Begin
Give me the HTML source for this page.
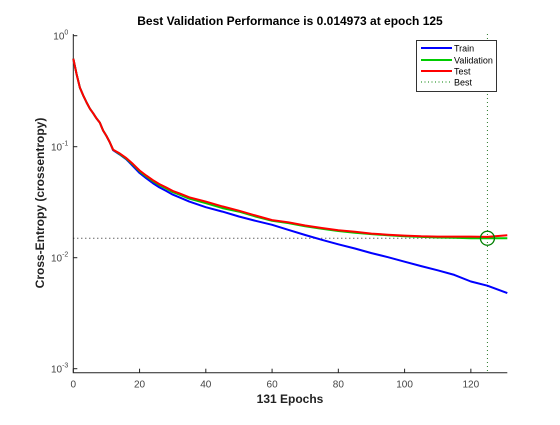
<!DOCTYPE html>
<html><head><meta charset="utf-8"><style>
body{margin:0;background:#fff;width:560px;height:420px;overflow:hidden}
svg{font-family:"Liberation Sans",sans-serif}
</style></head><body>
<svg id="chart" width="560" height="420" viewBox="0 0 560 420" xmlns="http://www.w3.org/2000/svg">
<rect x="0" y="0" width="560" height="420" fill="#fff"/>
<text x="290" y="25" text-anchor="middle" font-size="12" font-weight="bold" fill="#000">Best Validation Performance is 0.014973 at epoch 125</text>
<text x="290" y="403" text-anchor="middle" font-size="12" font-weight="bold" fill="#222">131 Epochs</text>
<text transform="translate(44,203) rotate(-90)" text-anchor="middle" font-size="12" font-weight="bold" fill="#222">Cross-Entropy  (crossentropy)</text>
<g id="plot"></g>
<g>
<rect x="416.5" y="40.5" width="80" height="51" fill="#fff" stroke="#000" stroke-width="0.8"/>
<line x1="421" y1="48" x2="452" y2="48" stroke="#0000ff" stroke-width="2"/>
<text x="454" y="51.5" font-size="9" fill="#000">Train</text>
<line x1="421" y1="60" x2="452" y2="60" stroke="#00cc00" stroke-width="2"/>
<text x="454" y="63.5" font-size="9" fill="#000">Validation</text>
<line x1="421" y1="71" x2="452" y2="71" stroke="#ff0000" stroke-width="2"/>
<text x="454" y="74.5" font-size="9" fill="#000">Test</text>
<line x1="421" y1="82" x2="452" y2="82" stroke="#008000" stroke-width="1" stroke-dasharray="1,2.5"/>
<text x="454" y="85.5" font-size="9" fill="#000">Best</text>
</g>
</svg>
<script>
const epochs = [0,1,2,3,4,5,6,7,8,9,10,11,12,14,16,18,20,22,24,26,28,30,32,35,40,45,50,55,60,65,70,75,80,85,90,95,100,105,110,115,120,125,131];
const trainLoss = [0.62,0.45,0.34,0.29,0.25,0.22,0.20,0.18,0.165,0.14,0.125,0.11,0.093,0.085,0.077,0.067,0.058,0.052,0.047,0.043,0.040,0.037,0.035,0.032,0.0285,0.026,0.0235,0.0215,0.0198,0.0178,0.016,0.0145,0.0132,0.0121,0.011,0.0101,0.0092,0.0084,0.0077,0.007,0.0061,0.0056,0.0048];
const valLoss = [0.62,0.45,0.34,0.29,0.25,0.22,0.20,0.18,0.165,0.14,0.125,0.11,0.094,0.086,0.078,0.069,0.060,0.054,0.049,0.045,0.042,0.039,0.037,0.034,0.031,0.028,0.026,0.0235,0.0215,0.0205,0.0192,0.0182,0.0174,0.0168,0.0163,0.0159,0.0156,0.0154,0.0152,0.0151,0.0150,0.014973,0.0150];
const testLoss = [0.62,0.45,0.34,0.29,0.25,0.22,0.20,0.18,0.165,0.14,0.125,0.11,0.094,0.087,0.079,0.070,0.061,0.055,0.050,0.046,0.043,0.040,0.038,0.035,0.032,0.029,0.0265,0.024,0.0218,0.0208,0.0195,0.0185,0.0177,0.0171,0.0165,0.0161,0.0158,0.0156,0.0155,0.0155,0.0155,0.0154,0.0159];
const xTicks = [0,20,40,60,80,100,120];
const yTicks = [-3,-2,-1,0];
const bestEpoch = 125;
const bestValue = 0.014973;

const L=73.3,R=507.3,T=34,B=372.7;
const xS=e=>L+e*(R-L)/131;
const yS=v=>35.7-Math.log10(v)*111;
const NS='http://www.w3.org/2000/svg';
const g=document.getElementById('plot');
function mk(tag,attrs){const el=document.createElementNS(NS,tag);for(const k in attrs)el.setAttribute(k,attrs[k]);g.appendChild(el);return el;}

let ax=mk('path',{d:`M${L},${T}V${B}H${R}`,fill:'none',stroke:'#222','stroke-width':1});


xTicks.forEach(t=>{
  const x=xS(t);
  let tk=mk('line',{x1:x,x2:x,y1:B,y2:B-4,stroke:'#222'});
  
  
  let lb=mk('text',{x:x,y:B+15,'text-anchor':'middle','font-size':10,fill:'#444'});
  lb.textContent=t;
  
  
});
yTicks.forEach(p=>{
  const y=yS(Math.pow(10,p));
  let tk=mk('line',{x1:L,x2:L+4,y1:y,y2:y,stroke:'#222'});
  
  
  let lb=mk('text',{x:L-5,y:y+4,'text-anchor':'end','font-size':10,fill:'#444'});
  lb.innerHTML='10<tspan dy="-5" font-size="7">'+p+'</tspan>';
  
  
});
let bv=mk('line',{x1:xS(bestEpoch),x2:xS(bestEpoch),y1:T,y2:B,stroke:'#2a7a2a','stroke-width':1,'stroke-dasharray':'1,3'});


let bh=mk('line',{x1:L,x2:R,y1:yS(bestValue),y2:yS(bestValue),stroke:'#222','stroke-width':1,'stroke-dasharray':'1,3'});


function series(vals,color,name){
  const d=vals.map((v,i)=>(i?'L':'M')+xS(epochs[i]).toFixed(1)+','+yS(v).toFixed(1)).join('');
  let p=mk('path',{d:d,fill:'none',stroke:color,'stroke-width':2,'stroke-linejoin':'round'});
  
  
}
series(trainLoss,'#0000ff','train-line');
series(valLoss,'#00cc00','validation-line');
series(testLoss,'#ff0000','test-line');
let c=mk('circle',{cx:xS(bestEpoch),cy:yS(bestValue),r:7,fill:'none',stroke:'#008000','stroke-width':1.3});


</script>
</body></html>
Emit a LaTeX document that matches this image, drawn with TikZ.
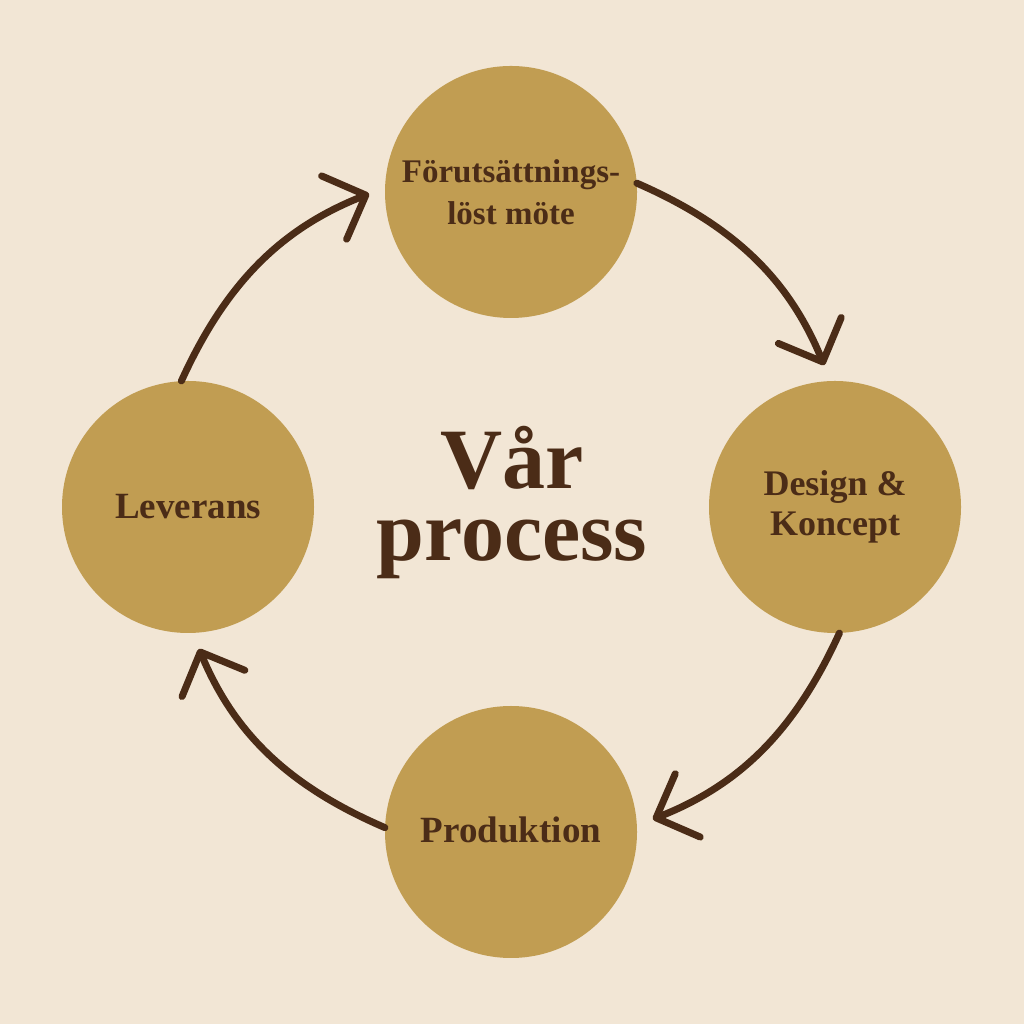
End
* [TASK INSTRUCTIONS]:
Repeat each record exactly, with the pictures left out.

* [RESPONSE TO THE TASK]:
Give me the HTML source for this page.
<!DOCTYPE html>
<html><head><meta charset="utf-8"><style>
body{margin:0;background:#fff;width:560px;height:420px;overflow:hidden}
svg{font-family:"Liberation Sans",sans-serif}
</style></head><body>
<svg id="chart" width="560" height="420" viewBox="0 0 560 420" xmlns="http://www.w3.org/2000/svg">
<rect x="0" y="0" width="560" height="420" fill="#fff"/>
<text x="290" y="25" text-anchor="middle" font-size="12" font-weight="bold" fill="#000">Best Validation Performance is 0.014973 at epoch 125</text>
<text x="290" y="403" text-anchor="middle" font-size="12" font-weight="bold" fill="#222">131 Epochs</text>
<text transform="translate(44,203) rotate(-90)" text-anchor="middle" font-size="12" font-weight="bold" fill="#222">Cross-Entropy  (crossentropy)</text>
<g id="plot"></g>
<g>
<rect x="416.5" y="40.5" width="80" height="51" fill="#fff" stroke="#000" stroke-width="0.8"/>
<line x1="421" y1="48" x2="452" y2="48" stroke="#0000ff" stroke-width="2"/>
<text x="454" y="51.5" font-size="9" fill="#000">Train</text>
<line x1="421" y1="60" x2="452" y2="60" stroke="#00cc00" stroke-width="2"/>
<text x="454" y="63.5" font-size="9" fill="#000">Validation</text>
<line x1="421" y1="71" x2="452" y2="71" stroke="#ff0000" stroke-width="2"/>
<text x="454" y="74.5" font-size="9" fill="#000">Test</text>
<line x1="421" y1="82" x2="452" y2="82" stroke="#008000" stroke-width="1" stroke-dasharray="1,2.5"/>
<text x="454" y="85.5" font-size="9" fill="#000">Best</text>
</g>
</svg>
<script>
const epochs = [0,1,2,3,4,5,6,7,8,9,10,11,12,14,16,18,20,22,24,26,28,30,32,35,40,45,50,55,60,65,70,75,80,85,90,95,100,105,110,115,120,125,131];
const trainLoss = [0.62,0.45,0.34,0.29,0.25,0.22,0.20,0.18,0.165,0.14,0.125,0.11,0.093,0.085,0.077,0.067,0.058,0.052,0.047,0.043,0.040,0.037,0.035,0.032,0.0285,0.026,0.0235,0.0215,0.0198,0.0178,0.016,0.0145,0.0132,0.0121,0.011,0.0101,0.0092,0.0084,0.0077,0.007,0.0061,0.0056,0.0048];
const valLoss = [0.62,0.45,0.34,0.29,0.25,0.22,0.20,0.18,0.165,0.14,0.125,0.11,0.094,0.086,0.078,0.069,0.060,0.054,0.049,0.045,0.042,0.039,0.037,0.034,0.031,0.028,0.026,0.0235,0.0215,0.0205,0.0192,0.0182,0.0174,0.0168,0.0163,0.0159,0.0156,0.0154,0.0152,0.0151,0.0150,0.014973,0.0150];
const testLoss = [0.62,0.45,0.34,0.29,0.25,0.22,0.20,0.18,0.165,0.14,0.125,0.11,0.094,0.087,0.079,0.070,0.061,0.055,0.050,0.046,0.043,0.040,0.038,0.035,0.032,0.029,0.0265,0.024,0.0218,0.0208,0.0195,0.0185,0.0177,0.0171,0.0165,0.0161,0.0158,0.0156,0.0155,0.0155,0.0155,0.0154,0.0159];
const xTicks = [0,20,40,60,80,100,120];
const yTicks = [-3,-2,-1,0];
const bestEpoch = 125;
const bestValue = 0.014973;

const L=73.3,R=507.3,T=34,B=372.7;
const xS=e=>L+e*(R-L)/131;
const yS=v=>35.7-Math.log10(v)*111;
const NS='http://www.w3.org/2000/svg';
const g=document.getElementById('plot');
function mk(tag,attrs){const el=document.createElementNS(NS,tag);for(const k in attrs)el.setAttribute(k,attrs[k]);g.appendChild(el);return el;}

let ax=mk('path',{d:`M${L},${T}V${B}H${R}`,fill:'none',stroke:'#222','stroke-width':1});


xTicks.forEach(t=>{
  const x=xS(t);
  let tk=mk('line',{x1:x,x2:x,y1:B,y2:B-4,stroke:'#222'});
  
  
  let lb=mk('text',{x:x,y:B+15,'text-anchor':'middle','font-size':10,fill:'#444'});
  lb.textContent=t;
  
  
});
yTicks.forEach(p=>{
  const y=yS(Math.pow(10,p));
  let tk=mk('line',{x1:L,x2:L+4,y1:y,y2:y,stroke:'#222'});
  
  
  let lb=mk('text',{x:L-5,y:y+4,'text-anchor':'end','font-size':10,fill:'#444'});
  lb.innerHTML='10<tspan dy="-5" font-size="7">'+p+'</tspan>';
  
  
});
let bv=mk('line',{x1:xS(bestEpoch),x2:xS(bestEpoch),y1:T,y2:B,stroke:'#2a7a2a','stroke-width':1,'stroke-dasharray':'1,3'});


let bh=mk('line',{x1:L,x2:R,y1:yS(bestValue),y2:yS(bestValue),stroke:'#222','stroke-width':1,'stroke-dasharray':'1,3'});


function series(vals,color,name){
  const d=vals.map((v,i)=>(i?'L':'M')+xS(epochs[i]).toFixed(1)+','+yS(v).toFixed(1)).join('');
  let p=mk('path',{d:d,fill:'none',stroke:color,'stroke-width':2,'stroke-linejoin':'round'});
  
  
}
series(trainLoss,'#0000ff','train-line');
series(valLoss,'#00cc00','validation-line');
series(testLoss,'#ff0000','test-line');
let c=mk('circle',{cx:xS(bestEpoch),cy:yS(bestValue),r:7,fill:'none',stroke:'#008000','stroke-width':1.3});


</script>
</body></html>
Emit a LaTeX document that matches this image, drawn with TikZ.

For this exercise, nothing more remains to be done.